Claro está que para ponerse en camino e ir a los hombres a decirles algo, hay que tener algo que decir. De lo contrario, se comprende la inmovilidad y la inercia. Aquellos setenta y dos discípulos que partieron tras el mandato de Jesús tenían una misión concreta y un encargo determinados para cuyo cumplimiento iban perfectamente pertrechados. Ciertamente que no eran sabios ni poderosos; ciertamente que no formaban parte de los estamentos cualificados de la época; ciertamente que aparecían como unos hombres corrientes, desconocidos, más bien insignificantes. Pero, ciertamente, habían vivido cerca de Jesús, lo habían descubierto, habían intentado comprender sus palabras, sus gestos, sus aspiraciones y sus deseos. Habían recorrido con El los caminos de Judea y de Galilea, le habían visto perdonar a los pecadores, curar a los enfermos, dar vida a los muertos, multiplicar el pan para saciar el hambre de los que le oían con avidez. Le habían oído hablar de Dios como de un Padre que espera siempre al hombre, que está dispuesto a recibirlo con los brazos abiertos a pesar de sus pequeñeces y sus racanerías. En fin, aquellos hombres estaban llenos de Jesús, era un poco como su sombra, intentaban reproducir su estilo. Ellos sí que tenían algo que decir. Y por eso los envió a todos los sitios para que, en cierto modo, le prepararan el camino, fueran "haciendo camino" y prepararan a sus oyentes para comprender mejor al Señor que los iba a visitar.

Tenían que predicar el Reino de Dios y llenar a los hombres de paz. Porque tal era su finalidad, les advierte Jesús que no llevaran nada para el camino. Les bastaba la sabiduría que habían aprendido de El, alcanzada en la proximidad al Señor, obtenida por la convivencia diaria. De hecho, aquellos hombres, a los que el Señor enviaba a "su mies", estaban perfectamente capacitados para la siega. Sin embargo, y para evitar desilusiones, Jesús les advierte de las serias dificultades de su misión con un símil de lo más expresivo: van a ser como corderos entre lobos, situación que no debe ser ciertamente cómoda. O sea, que el cristiano, además de ser un hombre en condición de caminar, debe estar dispuesto a caminar no precisamente por caminos de rosas, aun cuando su mensaje sea un mensaje de paz y bienaventuranza, sin descartar que, en ocasiones, las máximas dificultades vengan de aquéllos que también se dicen discípulos de Cristo, de aquellos hombres profunda y sinceramente religiosos.

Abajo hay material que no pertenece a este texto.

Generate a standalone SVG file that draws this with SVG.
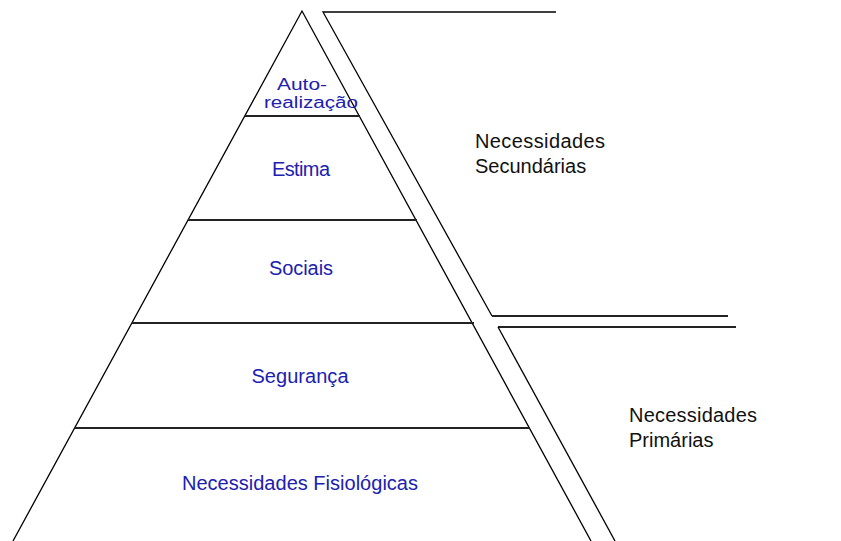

Lo que es cierto, a la vista de este Evangelio, es que el cristiano no es un hombre que debe quedarse con el descubrimiento gozoso de la buena noticia, sino que tiene que sentir la urgencia de comunicarla a los demás. Claro está que, primero, tendrá que descubrirla y asimilarla, es decir, descubrirla y convertirla en vida propia. Quizá entonces sienta la imperiosa necesidad de contar a los demás lo importante que es en la vida del hombre encontrarse con Dios. Quizá entonces sienta la necesidad de hablar a los demás acerca de cuál puede ser, por ejemplo, la hondura de una relación familiar cuando Dios está presente en la familia; de cómo se amplía el horizonte de relación con el hombre cuando en el hombre se ve a un hermano, hijo del mismo Padre; cómo entonces se hace realidad aquella preciosa frase de Pablo de que ningún problema humano me es ajeno; cómo entonces es imposible pasar con indiferencia ante una juventud que se droga o ante un anciano que llora de soledad y de abandono; cómo entonces la justicia aparece como una exigencia indiscutible. Quizá entonces el cristiano sienta la urgencia de hablar a los demás de la alegría de una profesión cumplida perfectamente, precisamente porque ésa es la voluntad de Dios y así se consigue acercar su Reino al mundo. Quizá podría decirles cómo es posible, cuando se ha vivido cerca de Cristo, decir no a tantas cosas fáciles que se nos ofrecen y que no resisten un análisis comparativo con los criterios cristianos, y que además se puede decir no con alegría.

Sin ninguna duda, el cristiano debe "ir" a los hombres con un mensaje. Lo importante es que tenga algo interesante que decir.

En muchas ocasiones tendríamos que confesar que nuestro mensaje resulta extraordinariamente soso y apagado, le falta "gancho", no cautiva a nadie, quizá porque no nos ha cautivado previamente a nosotros. Nadie da lo que no tiene.